The festival is part of a national network of grassroots organizations connected by a common goal of using film to inspire activism. This year’s festival will feature a cross-section of environmental efforts both across the world and close to home.
Film program:
- “Protecting the Monarch Butterfly (4 minutes). Land restoration near Niagara Falls is giving refuge to a beloved butterfly and setting an example for wildlife protection everywhere.
- Dear Pippa (8 minutes). A woman shares with her daughter what she has learned about herself through motherhood.
- Civil Society: Not on Our Soil (8 minutes). The community of the notoriously polluted South Durban fights for a democracy that is for the people – and by the people.

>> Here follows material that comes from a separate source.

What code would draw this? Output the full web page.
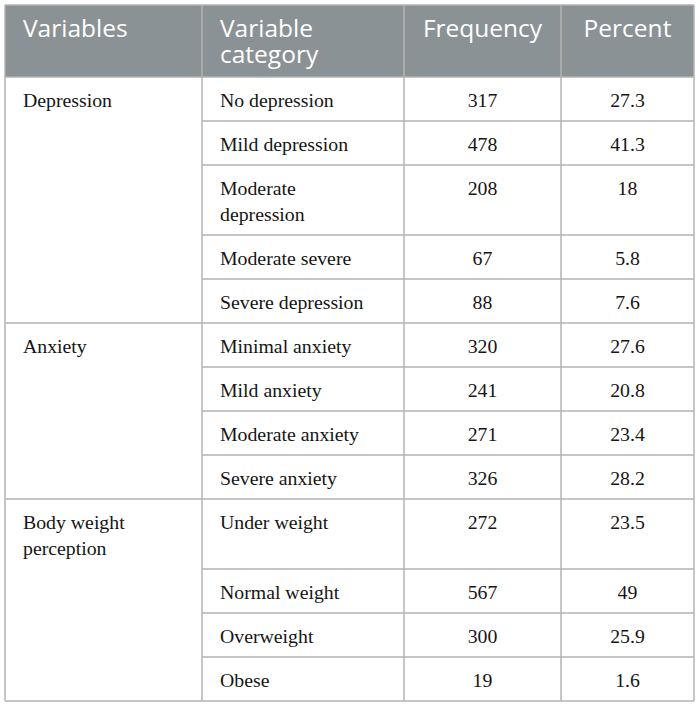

- Craig, America (14 minutes). A small town, like so many, grapples with evolving from a fossil fuel past to a more sustainable future.
- It’s Bean to Hot (25 minutes). Climate change is affecting coffee production worldwide. If we don’t act now, coffee could soon be gone forever.
- Intermission (10 minutes)
- The Magical Forest and the Things (4 minutes). Dave and Callie (6 years old) spent the first three weeks of Covid19 distancing in a makeshift shared studio now called the Quarantine Attic. It’s an original story depicting a critical yet child-like observation of human consumption habits and the social reinforcements that influence it.
- A Fly Fishing Refugee (6 minutes). A Polish dissident discovers the true reason rivers and salmon figure so prominently in his life.
- The Hunt for the Asian Giant Hornet (12 minutes). Scientists race to stop the spread of a new invasive species.
- Shaba (12 minutes). After losing her mother to poachers, an unruly elephant named Shaba is rescued to the mountains of northern Kenya to be rehabilitated back to the wild. The women keepers of Reteti Sanctuary have a maternal solution to soften Shaba’s heart.
- West Portal Creek (24 minutes). West Portal Creek shows how people worked together to build trust, form relationships, and work together over more than twenty years to reverse a stream’s water quality problems.
- I’m a Child (3 minutes). I’m a Child leads us on a whimsical journey to understanding the importance of coming to grips with the Climate Crisis.
- Interview with Els Van Woert from Dear Pippa (10 minutes). VNRC’s Communications Director, Makenna Goodman, interviews Els Van Woert, a local Vermonter and the writer and star of Dear Pippa. Els shares her story of finding solace in Vermont’s forests and the wonders of sharing the great outdoors with her daughter.